An IAM role for an EMR cluster. The EC2 instances of the cluster assume this role.

This attribute has been renamed from jobFlowRole to clusterRole to align with other ERM/StepFunction integration parameters.

Default

  • A Role will be created

Return type

Optional[IRole]

comment

An optional description for this state.

Default
  • No comment

Return type

Optional[str]

configurations

The list of configurations supplied for the EMR cluster you are creating.

Default
  • None

Return type

Optional[List[ConfigurationProperty]]

custom_ami_id

The ID of a custom Amazon EBS-backed Linux AMI.

Default
  • None

Return type

Optional[str]

ebs_root_volume_size

The size of the EBS root device volume of the Linux AMI that is used for each EC2 instance.

Default
  • EMR selected default

Return type

Optional[Size]

heartbeat

Timeout for the heartbeat.

Default
  • None

Return type

Optional[Duration]

input_path

JSONPath expression to select part of the state to be the input to this state.

May also be the special value JsonPath.DISCARD, which will cause the effective input to be the empty object {}.

Default
  • The entire task input (JSON path ‘$’)

Return type

Optional[str]

instances

A specification of the number and type of Amazon EC2 instances.

Return type

InstancesConfigProperty

integration_pattern

AWS Step Functions integrates with services directly in the Amazon States Language.
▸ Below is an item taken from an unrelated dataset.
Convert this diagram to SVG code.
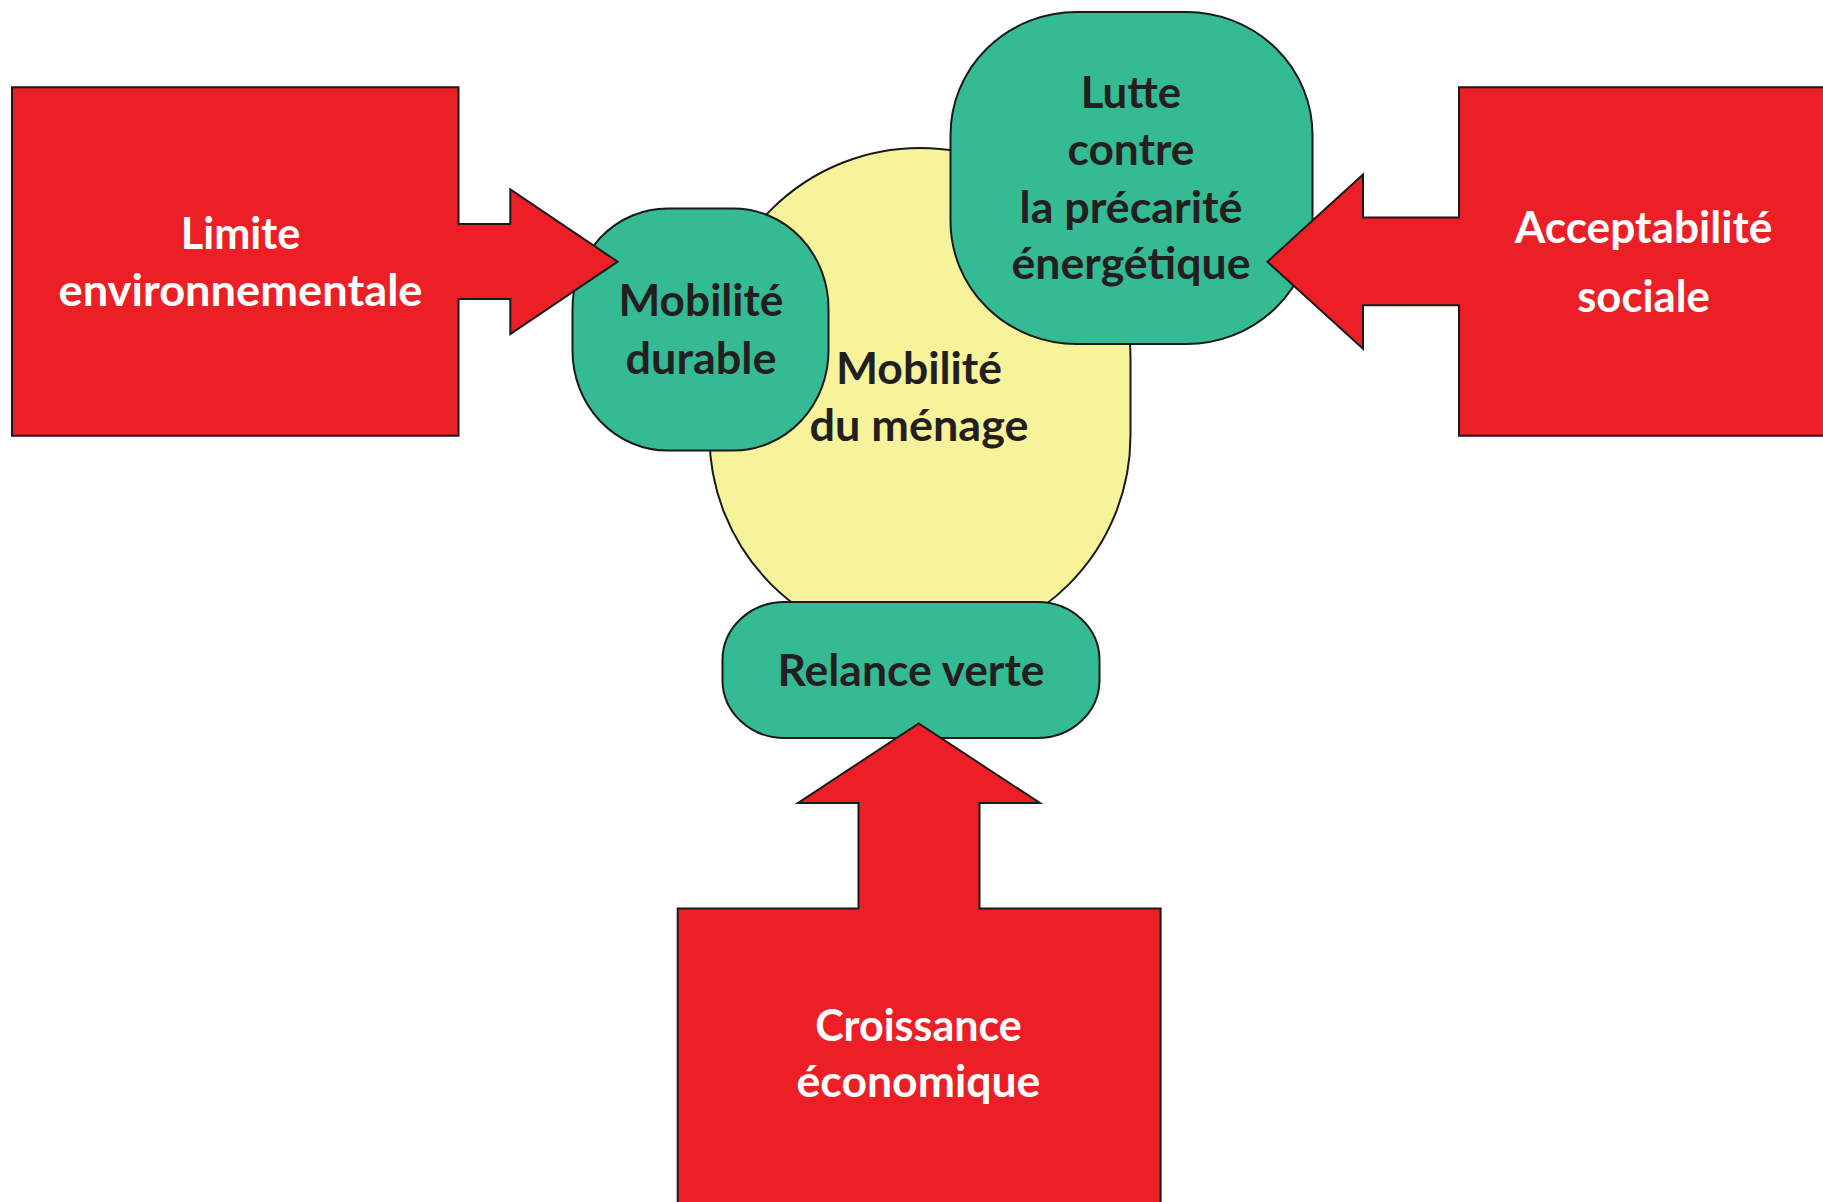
<svg xmlns="http://www.w3.org/2000/svg" width="1823" height="1202" viewBox="0 0 1823 1202">
<style>
.red{fill:#ED1F26;stroke:#1a1a1a;stroke-width:2;stroke-linejoin:miter}
.green{fill:#35BB93;stroke:#1a1a1a;stroke-width:2}
.yellow{fill:#F7F39A;stroke:#1a1a1a;stroke-width:2}
text{font-family:Lato,"Open Sans","Liberation Sans",sans-serif;font-weight:700;font-size:43px;text-anchor:middle}
.w{fill:#ffffff}
.d{fill:#231F20}
</style>
<rect width="1823" height="1202" fill="#ffffff"/>
<g id="connectors"></g>
<g id="node-menage">
<rect class="yellow" x="709.5" y="148" width="421" height="498" rx="210.5" ry="210.5"/>
<text class="d" x="919" y="384" textLength="166" lengthAdjust="spacingAndGlyphs">Mobilité</text>
<text class="d" x="919" y="440.7" textLength="219" lengthAdjust="spacingAndGlyphs">du ménage</text>
</g>
<g id="node-relance">
<rect class="green" x="722.5" y="602" width="377" height="136" rx="62" ry="58"/>
<text class="d" x="911" y="686.3" textLength="267" lengthAdjust="spacingAndGlyphs">Relance verte</text>
</g>
<g id="node-durable">
<rect class="green" x="572.5" y="208.5" width="256" height="242" rx="95" ry="100"/>
<text class="d" x="701" y="316" textLength="165" lengthAdjust="spacingAndGlyphs">Mobilité</text>
<text class="d" x="701" y="373.5" textLength="151" lengthAdjust="spacingAndGlyphs">durable</text>
</g>
<g id="node-lutte">
<rect class="green" x="950.5" y="12" width="362" height="332" rx="126" ry="123"/>
<text class="d" x="1131" y="107.5" textLength="100.5" lengthAdjust="spacingAndGlyphs">Lutte</text>
<text class="d" x="1131" y="164.8" textLength="127" lengthAdjust="spacingAndGlyphs">contre</text>
<text class="d" x="1131" y="223" textLength="223" lengthAdjust="spacingAndGlyphs">la précarité</text>
<text class="d" x="1131" y="279.4" textLength="239" lengthAdjust="spacingAndGlyphs">énergétique</text>
</g>
<g id="node-limite">
<polygon class="red" points="12,87.3 458.5,87.3 458.5,224 510.3,224 510.3,189.4 617.6,261.7 510.3,334 510.3,299 458.5,299 458.5,435.8 12,435.8"/>
<text class="w" x="240.5" y="249" textLength="119.5" lengthAdjust="spacingAndGlyphs">Limite</text>
<text class="w" x="240.5" y="306" textLength="364" lengthAdjust="spacingAndGlyphs">environnementale</text>
</g>
<g id="node-acceptabilite">
<polygon class="red" points="1459,87.3 1830,87.3 1830,435.8 1459,435.8 1459,305.2 1363,305.2 1363,348.7 1267.4,261.7 1363,174.4 1363,217.6 1459,217.6"/>
<text class="w" x="1643.5" y="242.7" textLength="257.7" lengthAdjust="spacingAndGlyphs">Acceptabilité</text>
<text class="w" x="1643.5" y="311.7" textLength="132.7" lengthAdjust="spacingAndGlyphs">sociale</text>
</g>
<g id="node-croissance">
<polygon class="red" points="677.7,1212 677.7,908.5 858.5,908.5 858.5,803 798,803 918.7,723.5 1040,803 979.5,803 979.5,908.5 1160.6,908.5 1160.6,1212"/>
<text class="w" x="918.5" y="1041" textLength="206.6" lengthAdjust="spacingAndGlyphs">Croissance</text>
<text class="w" x="918.5" y="1096.7" textLength="243.8" lengthAdjust="spacingAndGlyphs">économique</text>
</g>
</svg>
You can control these AWS services using service integration patterns

Default

IntegrationPattern.REQUEST_RESPONSE

See

https://docs.aws.amazon.com/step-functions/latest/dg/connect-to-resource.html#connect-wait-token

Return type

Optional[IntegrationPattern]

kerberos_attributes

Attributes for Kerberos configuration when Kerberos authentication is enabled using a security configuration.

Default
  • None

Return type

Optional[KerberosAttributesProperty]

log_uri

The location in Amazon S3 to write the log files of the job flow.

Default
  • None

Return type

Optional[str]

name

The Name of the Cluster.

Return type

str

output_path

JSONPath expression to select select a portion of the state output to pass to the next state.

May also be the special value JsonPath.DISCARD, which will cause the effective output to be the empty object {}.

Default

  • The entire JSON node determined by the state input, the task result,

and resultPath is passed to the next state (JSON path ‘$’)

Return type

Optional[str]

release_label

The Amazon EMR release label, which determines the version of open-source application packages installed on the cluster.

Default
  • EMR selected default

Return type

Optional[str]

result_path

JSONPath expression to indicate where to inject the state’s output.

May also be the special value JsonPath.DISCARD, which will cause the state’s input to become its output.

Default
  • Replaces the entire input with the result (JSON path ‘$’)

Return type

Optional[str]

result_selector

The JSON that will replace the state’s raw result and become the effective result before ResultPath is applied.

You can use ResultSelector to create a payload with values that are static or selected from the state’s raw result.

Default
  • None

See

https://docs.aws.amazon.com/step-functions/latest/dg/input-output-inputpath-params.html#input-output-resultselector

Return type

Optional[Mapping[str, Any]]

scale_down_behavior

Specifies the way that individual Amazon EC2 instances terminate when an automatic scale-in activity occurs or an instance group is resized.

Default
  • EMR selected default

Return type

Optional[EmrClusterScaleDownBehavior]

security_configuration

The name of a security configuration to apply to the cluster.

Default
  • None

Return type

Optional[str]

service_role

The IAM role that will be assumed by the Amazon EMR service to access AWS resources on your behalf.

Default
  • A role will be created that Amazon EMR service can assume.

Return type

Optional[IRole]

step_concurrency_level

Specifies the step concurrency level to allow multiple steps to run in parallel.

Requires EMR release label 5.28.0 or above. Must be in range [1, 256].

Default

1 - no step concurrency allowed

Return type

Union[int, float, None]

tags

A list of tags to associate with a cluster and propagate to Amazon EC2 instances.

Default
  • None

Return type

Optional[Mapping[str, str]]

timeout

Timeout for the state machine.

Default
  • None

Return type

Optional[Duration]

visible_to_all_users

A value of true indicates that all IAM users in the AWS account can perform cluster actions if they have the proper IAM policy permissions.

Default

true

Return type

Optional[bool]